List of fallback store names to search when features are not found in the current store.

[stores.dev.config]
fallback_stores = []
[tool.metaxy.stores.dev.config]
fallback_stores = []
export METAXY_STORES__DEV__CONFIG__FALLBACK_STORES=[]

metaxy.ext.metadata_stores.lancedb.LanceDBMetadataStoreConfig.hash_algorithm pydantic-field

hash_algorithm: HashAlgorithm | None = None

Hash algorithm for versioning. If None, uses store's default.

[stores.dev.config]
hash_algorithm = "..."
[tool.metaxy.stores.dev.config]
hash_algorithm = "..."
export METAXY_STORES__DEV__CONFIG__HASH_ALGORITHM=...
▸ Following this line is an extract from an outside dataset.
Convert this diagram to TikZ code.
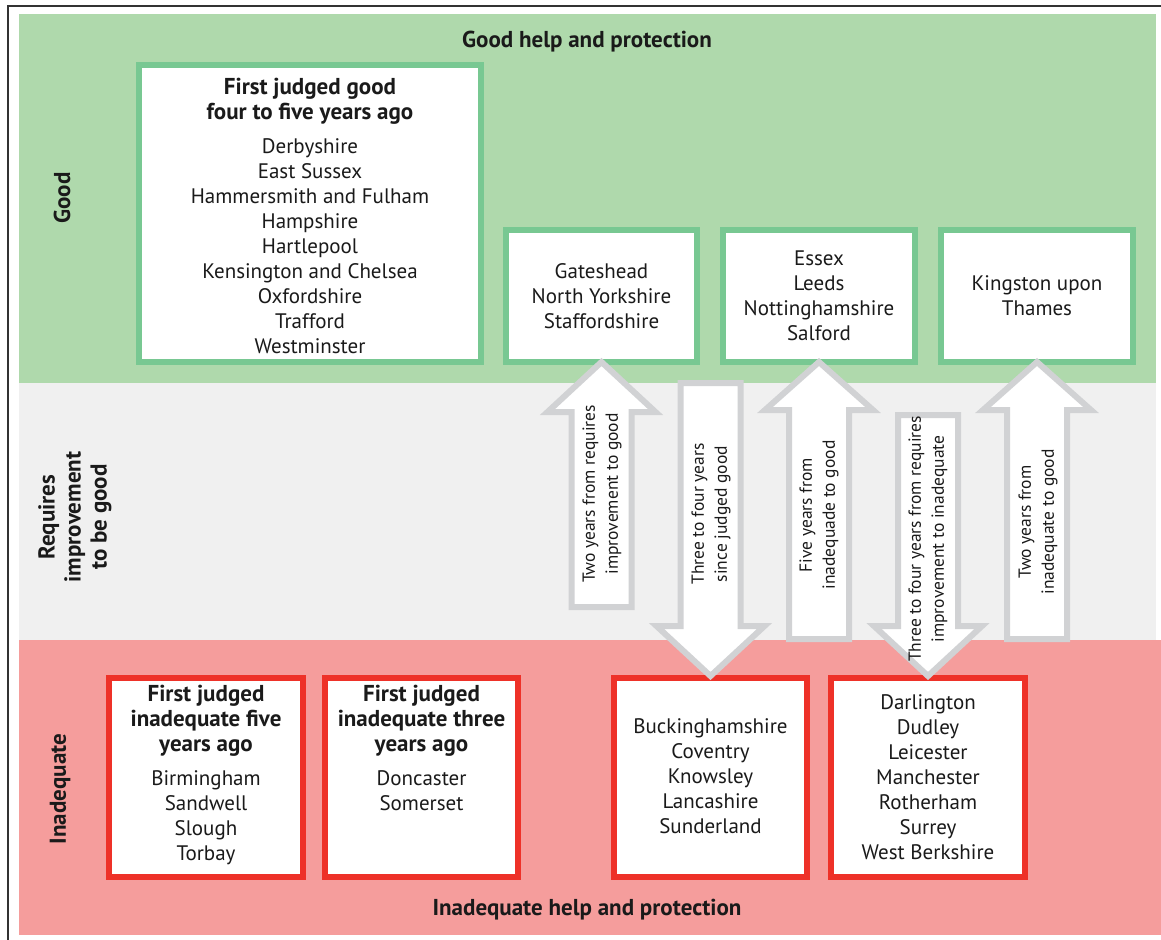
\documentclass[tikz,border=0pt]{standalone}
\usepackage{fontspec}
\setmainfont{PT Sans}
\definecolor{bandgreen}{HTML}{AFD9AC}
\definecolor{bandgrey}{HTML}{F0F0F0}
\definecolor{bandred}{HTML}{F59D9C}
\definecolor{boxgreen}{HTML}{78C892}
\definecolor{boxred}{HTML}{EE3128}
\definecolor{arrgrey}{HTML}{D1D2D4}
\definecolor{txtc}{HTML}{1A1A1A}
\newcommand\arrowUp[3]{%
  \draw[arrowshape] ([yshift=3pt]#1.south) -- ++(54,#2) -- ++(-24,0) -- ++(0,#3)
    -- ++(-60,0) -- ++(0,-#3) -- ++(-24,0) -- cycle;}
\newcommand\arrowDown[3]{%
  \draw[arrowshape] ([yshift=-1pt]#1.north) -- ++(54,-#2) -- ++(-24,0) -- ++(0,-#3)
    -- ++(-60,0) -- ++(0,#3) -- ++(-24,0) -- cycle;}
\newcommand\bt[1]{{\fontsize{23}{25}\selectfont\bfseries #1}}
\begin{document}
\begin{tikzpicture}[x=1pt,y=-1pt,
  gbox/.style={draw=boxgreen, line width=6pt, fill=white, inner sep=0pt},
  rbox/.style={draw=boxred, line width=6pt, fill=white, inner sep=0pt},
  txt/.style={align=center, inner sep=0pt, text=txtc, font=\fontsize{21}{25}\selectfont},
  ttl/.style={align=center, inner sep=0pt, text=txtc, font=\fontsize{23}{26}\selectfont\bfseries},
  arrowshape/.style={draw=arrgrey, fill=white, line width=6pt, line join=miter},
  arrtxt/.style={rotate=90, align=center, inner sep=0pt, text=txtc, font=\fontsize{17.5}{23}\selectfont}]
\useasboundingbox (0,0) rectangle (1161,939);
% bands
\fill[bandgreen] (19,14) rectangle (1156,383);
\fill[bandgrey] (19,383) rectangle (1156,640);
\fill[bandred] (19,640) rectangle (1161,935);
\draw[line width=1.8pt, black!80] (8,950) -- (8,6) -- (1170,6);
% band titles
\node[ttl] (gtitle) at (587,42) {Good help and protection};
\node[ttl] (itit) at (587,910) {Inadequate help and protection};
\node[ttl, rotate=90] (lgood) at (62,198) {Good};
\node[ttl, rotate=90] (lreq) at (75,517) {Requires\\improvement\\to be good};
\node[ttl, rotate=90] (linad) at (60,789) {Inadequate};
% green boxes
\node[gbox, minimum width=342pt, minimum height=297pt] (b1) at (310,213.5) {};
\node[gbox, minimum width=191pt, minimum height=132pt] (b2) at (601.5,296) {};
\node[gbox, minimum width=192pt, minimum height=132pt] (b3) at (819,296) {};
\node[gbox, minimum width=192pt, minimum height=132pt] (b4) at (1037,296) {};
% red boxes
\node[rbox, minimum width=194pt, minimum height=199pt] (b5) at (206,777.5) {};
\node[rbox, minimum width=193pt, minimum height=199pt] (b6) at (421.5,777.5) {};
\node[rbox, minimum width=193pt, minimum height=199pt] (b7) at (710.5,777.5) {};
\node[rbox, minimum width=194pt, minimum height=199pt] (b8) at (928,777.5) {};
% box texts
\node[txt] (t1) at (310,216) {\bt{First judged good}\\\bt{four to five years ago}\\[9pt]Derbyshire\\East Sussex\\Hammersmith and Fulham\\Hampshire\\Hartlepool\\Kensington and Chelsea\\Oxfordshire\\Trafford\\Westminster};
\node[txt] (t2) at (b2.center) {Gateshead\\North Yorkshire\\Staffordshire};
\node[txt] (t3) at (b3.center) {Essex\\Leeds\\Nottinghamshire\\Salford};
\node[txt] (t4) at (b4.center) {Kingston upon\\Thames};
\node[txt] (t5) at (206,775) {\bt{First judged}\\\bt{inadequate five}\\\bt{years ago}\\[9pt]Birmingham\\Sandwell\\Slough\\Torbay};
\node[txt, anchor=north] (t6) at (b6.center |- t5.north) {\bt{First judged}\\\bt{inadequate three}\\\bt{years ago}\\[9pt]Doncaster\\Somerset};
\node[txt] (t7) at (710.5,776) {Buckinghamshire\\Coventry\\Knowsley\\Lancashire\\Sunderland};
\node[txt] (t8) at (928,777) {Darlington\\Dudley\\Leicester\\Manchester\\Rotherham\\Surrey\\West Berkshire};
% arrows
\arrowUp{b2}{50}{195}
\arrowDown{b7}{50}{243}
\arrowUp{b3}{48}{229}
\arrowDown{b8}{50}{211}
\arrowUp{b4}{48}{229}
\node[arrtxt] (a1) at (602,494) {Two years from requires\\improvement to good};
\node[arrtxt] (a2) at (711,514) {Three to four years\\since judged good};
\node[arrtxt] (a3) at (819,515) {Five years from\\inadequade to good};
\node[arrtxt] (a4) at (928,539) {Three to four years from requires\\improvement to inadequate};
\node[arrtxt] (a5) at (1038,522) {Two years from\\inadequate to good};
\end{tikzpicture}
\end{document}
metaxy.ext.metadata_stores.lancedb.LanceDBMetadataStoreConfig.versioning_engine pydantic-field

versioning_engine: Literal["auto", "native", "polars"] = (
    "auto"
)

Which versioning engine to use: 'auto' (prefer native), 'native', or 'polars'.

[stores.dev.config]
versioning_engine = "auto"
[tool.metaxy.stores.dev.config]
versioning_engine = "auto"
export METAXY_STORES__DEV__CONFIG__VERSIONING_ENGINE=auto

metaxy.ext.metadata_stores.lancedb.LanceDBMetadataStoreConfig.uri pydantic-field

uri: str | Path

Directory path or URI for LanceDB tables.

[stores.dev.config]
uri = "..."
[tool.metaxy.stores.dev.config]
uri = "..."
export METAXY_STORES__DEV__CONFIG__URI=...
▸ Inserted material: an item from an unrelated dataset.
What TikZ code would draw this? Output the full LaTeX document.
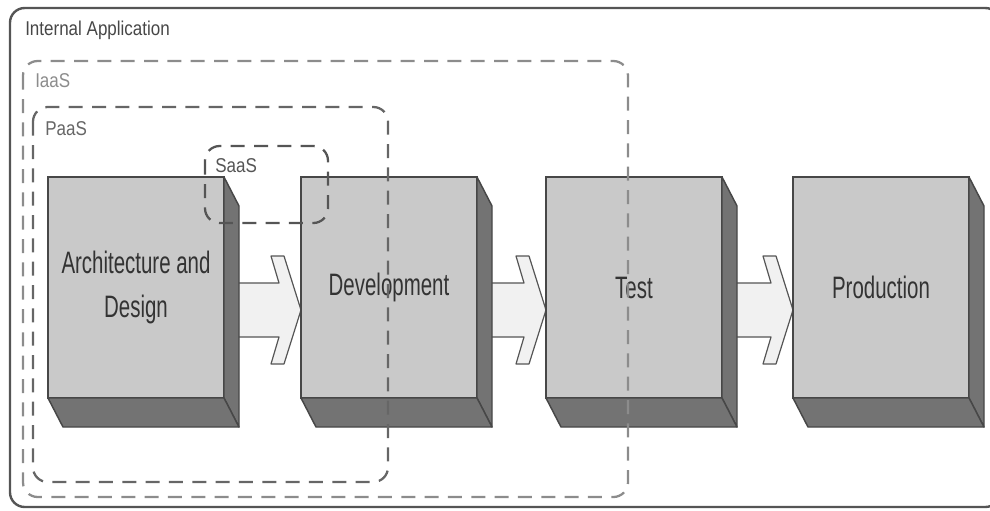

metaxy.ext.metadata_stores.lancedb.LanceDBMetadataStoreConfig.connect_kwargs pydantic-field

connect_kwargs: dict[str, Any] | None = None

Extra keyword arguments passed to lancedb.connect().

[stores.dev.config]
connect_kwargs = {}
[tool.metaxy.stores.dev.config]
connect_kwargs = {}
export METAXY_STORES__DEV__CONFIG__CONNECT_KWARGS=...